Nathália não teve tempo de escapar do abraço férreo da criatura. O pescoço da fera abriu-se, jogando sua cabeçorra para trás, mostrando um relógio digital em contagem regressiva. 

— Ju, pega! - Gritou Haru, jogando para a menina uma flecha recém fabricada. Ela tinha trocado a ponta de bronze celestial por um pequeno cristal de quartzo leitoso, com uma pequena placa de circuitos presa com fita isolante no corpo da flecha - Acerta atrás do joelho!

A filha de Apolo agarrou a  flecha no ar e num movimento contínuo, girou o corpo, armou o arco e disparou a flecha. A seta voou retinha até o alvo. Num segundo nada aconteceu, até que a contagem regressiva cessou e a fera de bronze afrouxou o seu abraço, caindo inerte no chão. Então o minotauro começou a desmontar, peça por peça, com pequenos estampidos pneumáticos, até que restou apenas um monte de bronze celestial jogado em volta de uma estrutura que de longe parecia um C3PO pelado.  

— Pelas barbas de Posseidon, o que foi isso? - Perguntou Nathália, recuperando-se do abraço apertado da criatura que ainda se desfazia aos poucos na sua frente. 

— Pelo visto o Automatauro 2.0 foi um fracasso… - Resmungou Haru, amarrando os cabelos encaracolados com um elastiquinho.

— Automatauro? - Perguntou Ju, cutucando parte do esqueleto metálico no chão com a ponta de seu arco. 

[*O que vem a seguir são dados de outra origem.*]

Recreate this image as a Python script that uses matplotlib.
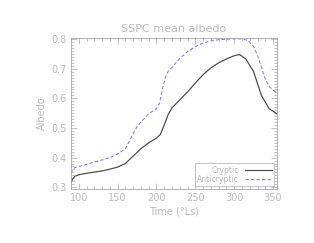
import matplotlib
matplotlib.use("Agg")
import matplotlib.pyplot as plt
from matplotlib.ticker import MultipleLocator

title = "SSPC mean albedo"
xlabel = "Time (°Ls)"
ylabel = "Albedo"
series_names = ["Cryptic", "Anticryptic"]

cryptic_ls = [90, 92, 95, 100, 110, 120, 130, 140, 150, 160, 170, 180, 190, 200,
              205, 210, 215, 220, 230, 240, 250, 260, 270, 280, 290, 300, 307,
              315, 325, 335, 345, 355]
cryptic = [0.315, 0.327, 0.337, 0.342, 0.347, 0.351, 0.355, 0.361, 0.368, 0.380,
           0.405, 0.430, 0.450, 0.466, 0.478, 0.510, 0.545, 0.568, 0.595, 0.622,
           0.652, 0.680, 0.703, 0.720, 0.733, 0.744, 0.748, 0.733, 0.690, 0.610,
           0.565, 0.548]

anti_ls = [90, 92, 95, 100, 110, 120, 130, 140, 150, 160, 165, 170, 175, 180, 190,
           200, 204, 208, 212, 216, 220, 230, 240, 250, 260, 270, 280, 290, 300,
           310, 318, 325, 330, 335, 340, 345, 350, 355]
anticryptic = [0.347, 0.358, 0.366, 0.370, 0.377, 0.385, 0.392, 0.400, 0.412, 0.430,
               0.455, 0.480, 0.505, 0.520, 0.548, 0.565, 0.585, 0.635, 0.675, 0.695,
               0.705, 0.735, 0.758, 0.775, 0.787, 0.794, 0.798, 0.800, 0.801, 0.801,
               0.795, 0.775, 0.745, 0.705, 0.665, 0.640, 0.628, 0.617]

txt = "#bcbcbc"
ax_col = "#a8a8a8"

fig = plt.figure(figsize=(3.14, 2.43), dpi=100)
ax = fig.add_axes([0.226, 0.221, 0.656, 0.624])
ax.plot(cryptic_ls, cryptic, color="#505050", lw=0.9, label=series_names[0])
ax.plot(anti_ls, anticryptic, color="#8080ff", lw=0.8, ls=(0, (3, 2)), label=series_names[1])

ax.set_xlim(90, 355)
ax.set_ylim(0.293, 0.805)
ax.xaxis.set_major_locator(MultipleLocator(50))
ax.xaxis.set_minor_locator(MultipleLocator(10))
ax.yaxis.set_major_locator(MultipleLocator(0.1))
ax.yaxis.set_minor_locator(MultipleLocator(0.01))
ax.yaxis.set_major_formatter(matplotlib.ticker.FormatStrFormatter("%.1f"))
ax.tick_params(which="both", direction="in", top=True, right=True, colors=ax_col,
               labelcolor=txt, labelsize=7, width=0.5)
ax.tick_params(which="major", length=4, pad=3)
ax.tick_params(which="minor", length=2)
for s in ax.spines.values():
    s.set_color(ax_col)
    s.set_linewidth(0.6)

ax.set_title(title, color=txt, fontsize=8, pad=4)
ax.set_xlabel(xlabel, color=txt, fontsize=7, labelpad=2)
ax.set_ylabel(ylabel, color=txt, fontsize=7, labelpad=3)

leg = ax.legend(loc="lower right", fontsize=5.5, markerfirst=False, fancybox=False,
                frameon=True, edgecolor=ax_col, handlelength=3.5, borderpad=0.3,
                labelspacing=0.05, handletextpad=0.8, borderaxespad=0.4)
leg.get_frame().set_linewidth(0.6)
for t in leg.get_texts():
    t.set_color(txt)

fig.savefig("out.png", dpi=100)
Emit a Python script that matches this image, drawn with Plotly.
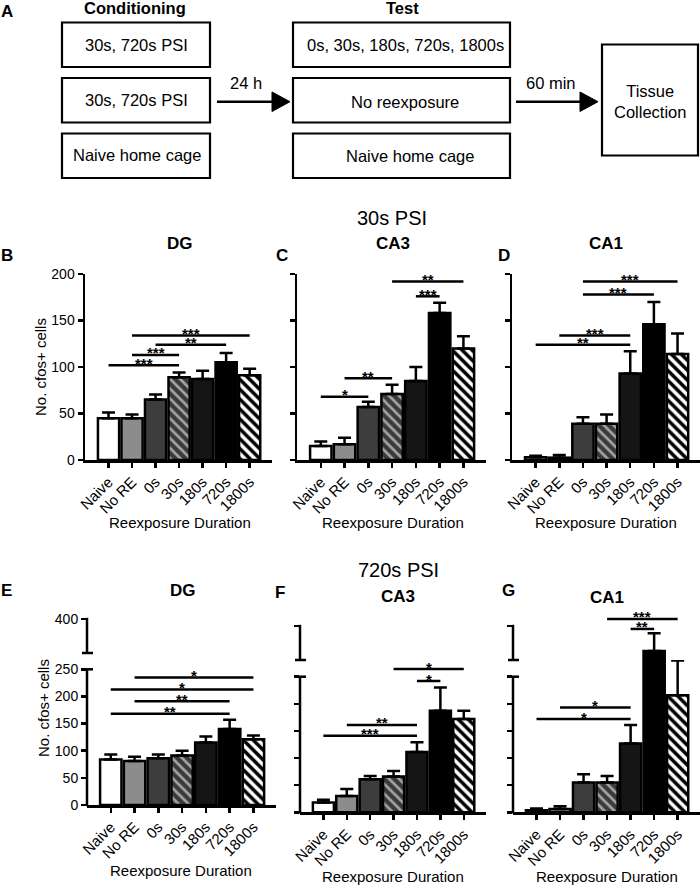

— É… eu também achei um nome bem besta. “Bellumtauro” soa bem melhor. - Disse a menina pegando uma das peças de bronze celestial do chão e a estudando por um segundo, antes que o olhar fixo de Nathália a trouxesse de volta à realidade. - É ou era um projeto do Chalé de Hefesto. Queríamos converter o touro de bronze num protetor para o Santuário, mas alguma coisa deu errado. 

— Vem cá, esse tipo de coisa não tem que passar pela permissão da líder o Santuário não? - Perguntou retoricamente Nathália, enquanto outros campistas se aproximavam para socorrer os feridos. Haru baixou os olhos, como se estivesse acostumada a ser repreendida. Então sentiu a mão firme e acolhedora de Jade em seu ombro. 

— Sua intenção foi louvável, pequena. Tudo que puder proteger os campistas deve ser mesmo pesquisado. Mas você deveria ter colocado um kill-switch no bicho, ou uma palavra de segurança, tipo “banana!” - A voz de Nathália era tudo, menos repressiva. - Além do mais, sem a sua ajuda não teríamos derrotado esse bicho. Eu só tenho a agradecer você e a Ju por terem não apenas me salvado, mas também salvado os colegas de vocês que caíram em batalha. 

Um som chamou a atenção das quatro quando uma esfera metálica maciça, do tamanho de uma maçã, começou a flutuar no ar, vinda dos restos do automatauro. O ar tremeluziu em sua volta e a imagem de uma moça apareceu. Ela vestia o traje das sacerdotisas de Delfos e falou com uma voz fantasmagórica: 

 

"Heróis Meios-Sangues responderão ao chamado,

Em uma flecha de fogo, o Olimpo será arrasado,

Numa guerra sem fim o mundo estará aprisionado, 

Uma escolha entre viver ou morrer seus dias vai encerrar

E Olimpo perecer ou perseverar"

 

— Porra… Era tudo o que eu precisava… - Resmungou Nathália. - Temos uma profecia. Reúnam todos os membros do conselho. Temos uma longa reunião pela frente.